When Obama was elected in 2008, comparisons to Abraham Lincoln and John F. Kennedy were often invoked. Yet if the problem ahead of him is indeed to be surmounted, it will be because he finally truly looks back to these tight presidential races of the past and what the victors did after taking office as he prepares for his second term.
The elections of 1860 and 1960 were both close, divisive contests. And the winners, Abraham Lincoln and John F. Kennedy, each took the Oath of Office amid collective discord and anxiety, much like today. Also like today, Lincoln and Kennedy both won the Electoral College with room to spare, though not one of the three presidents claimed a strong majority of the popular vote.

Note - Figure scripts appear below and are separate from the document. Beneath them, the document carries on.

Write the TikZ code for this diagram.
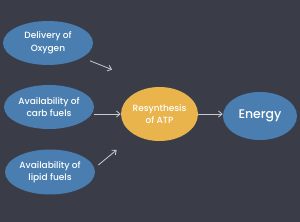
\documentclass[tikz,border=0pt]{standalone}
\usepackage{fontspec}
\setmainfont{Poppins}[UprightFont={* Medium}]
\usetikzlibrary{positioning,arrows.meta,shapes.geometric,calc}
\definecolor{bg}{HTML}{3A3D48}
\definecolor{blu}{HTML}{4A7EB0}
\definecolor{yel}{HTML}{E9B44C}
\definecolor{arr}{HTML}{C9CBCF}
\begin{document}
\begin{tikzpicture}[x=1pt, y=1pt,
  font=\fontsize{9}{12.5}\selectfont,
  blob/.style={ellipse, fill=blu, text=white, align=center, inner sep=0pt, minimum width=90pt, minimum height=44pt},
  hub/.style={blob, fill=yel, minimum width=77pt, minimum height=54pt},
  >={Straight Barb[length=3.5pt, width=6pt]}, every path/.style={line width=0.8pt}]
\fill[bg] (0,0) rectangle (300,222);
\node[blob] (oxy) at (48,179) {Delivery of\\Oxygen};
\node[blob] (carb) at (49,115) {Availability of\\carb fuels};
\node[blob, minimum height=45pt] (lipid) at (50,50) {Availability of\\lipid fuels};
\node[hub] (atp) at (159.5,108) {Resynthesis\\of ATP};
\node[blob, minimum width=74pt, minimum height=48pt, font=\fontsize{12.5}{15}\selectfont] (en) at (260,106) {Energy};
\draw[->, arr] ([shift={(10,-2)}]oxy.south east) -- ([shift={(-20,25)}]atp.north west);
\draw[->, arr] (atp.west -| carb.east) -- (atp.west);
\draw[->, arr] ([shift={(3,7)}]lipid.east) -- ([shift={(-4,-36)}]atp.west);
\draw[->, arr] (atp.east) -- (atp.east -| en.west);
\end{tikzpicture}
\end{document}
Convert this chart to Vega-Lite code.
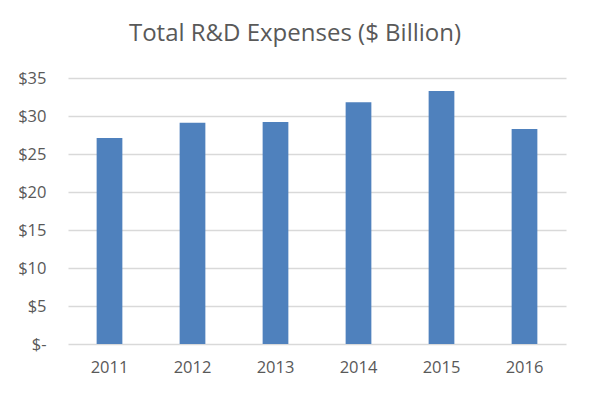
{
  "$schema": "https://vega.github.io/schema/vega-lite/v6.json",
  "autosize": "none",
  "width": 498,
  "height": 266,
  "padding": {"left": 68, "top": 78, "right": 23, "bottom": 49},
  "background": "white",
  "title": {
    "text": "Total R&D Expenses ($ Billion)",
    "font": "Open Sans",
    "fontSize": 24,
    "fontWeight": "normal",
    "color": "#595959",
    "anchor": "middle",
    "baseline": "alphabetic",
    "offset": 5,
    "dx": -22
  },
  "data": {
    "values": [
      {"year": "2011", "expenses": 27.1},
      {"year": "2012", "expenses": 29.1},
      {"year": "2013", "expenses": 29.2},
      {"year": "2014", "expenses": 31.8},
      {"year": "2015", "expenses": 33.3},
      {"year": "2016", "expenses": 28.3}
    ]
  },
  "config": {
    "view": {"stroke": null},
    "axis": {
      "labelFont": "Open Sans",
      "labelFontSize": 16.5,
      "labelColor": "#595959",
      "ticks": false,
      "domain": false,
      "title": null
    }
  },
  "mark": {"type": "bar", "color": "#4F81BD"},
  "encoding": {
    "x": {
      "field": "year",
      "type": "ordinal",
      "scale": {"paddingInner": 0.69, "paddingOuter": 0.345},
      "axis": {"labelAngle": 0, "labelPadding": 15, "grid": false}
    },
    "y": {
      "field": "expenses",
      "type": "quantitative",
      "scale": {"domain": [0, 35]},
      "axis": {
        "values": [0, 5, 10, 15, 20, 25, 30, 35],
        "labelExpr": "datum.value == 0 ? '$-\u00a0\u00a0' : '$' + datum.value",
        "labelPadding": 22,
        "grid": true,
        "gridColor": "#d9d9d9",
        "gridWidth": 1.5
      }
    }
  }
}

The scenario that Lincoln encountered as president was even more dramatic than the election he won. With the country split along the fault line of slavery and the specter of civil war hanging over his inauguration, the 16th president played just about every card he could toward holding the country together.
Kennedy’s challenges in 1960 were less dramatic but still profound. The first Catholic and the youngest man elected to the presidency, Kennedy took up the reins of power in the midst of an economic recession, an intensifying Cold War, a growing Civil Rights movement and the emerging geopolitical importance of Southeast Asia. Against this backdrop, the 35th president was careful, temperate and, at the same time, bold in the vision he outlined directly to the American people, calling them to embrace the “unknown opportunities and perils” of a new frontier.
Obama like Kennedy, and like Kennedy’s predecessor 100 years earlier, needs to be conscious of the slim, fractious victory he owns.
That Obama frames his second inaugural address well is extremely important for this reason. Both Lincoln and Kennedy used their first major speech to the American people as a unifying tool, writing and redrafting the address (with input from advisers) in order to both frame the stakes of the larger moment and to call the American people to the higher, animating purpose of their country. What resulted were two of the most powerful and resonant lines in U.S. history—Lincoln’s closing words about “the better angels of our nature” and Kennedy’s iconic invocation to “ask not what your country can do for you—ask what you can do for your country.”
We know Obama, too, is capable of writing and delivering a speech that both frames the importance of the issues that the American people confront and that speaks to the “better angels” of our nature. He did so during the 2008 campaign when he spoke powerfully about race, and in early 2011 when he delivered a memorial speech for the victims of the Tucson shooting involving former U.S. representative Gabrielle Giffords. These addresses were inspiring and thoughtful, but others like them have been few—very few—and far between during the last four years.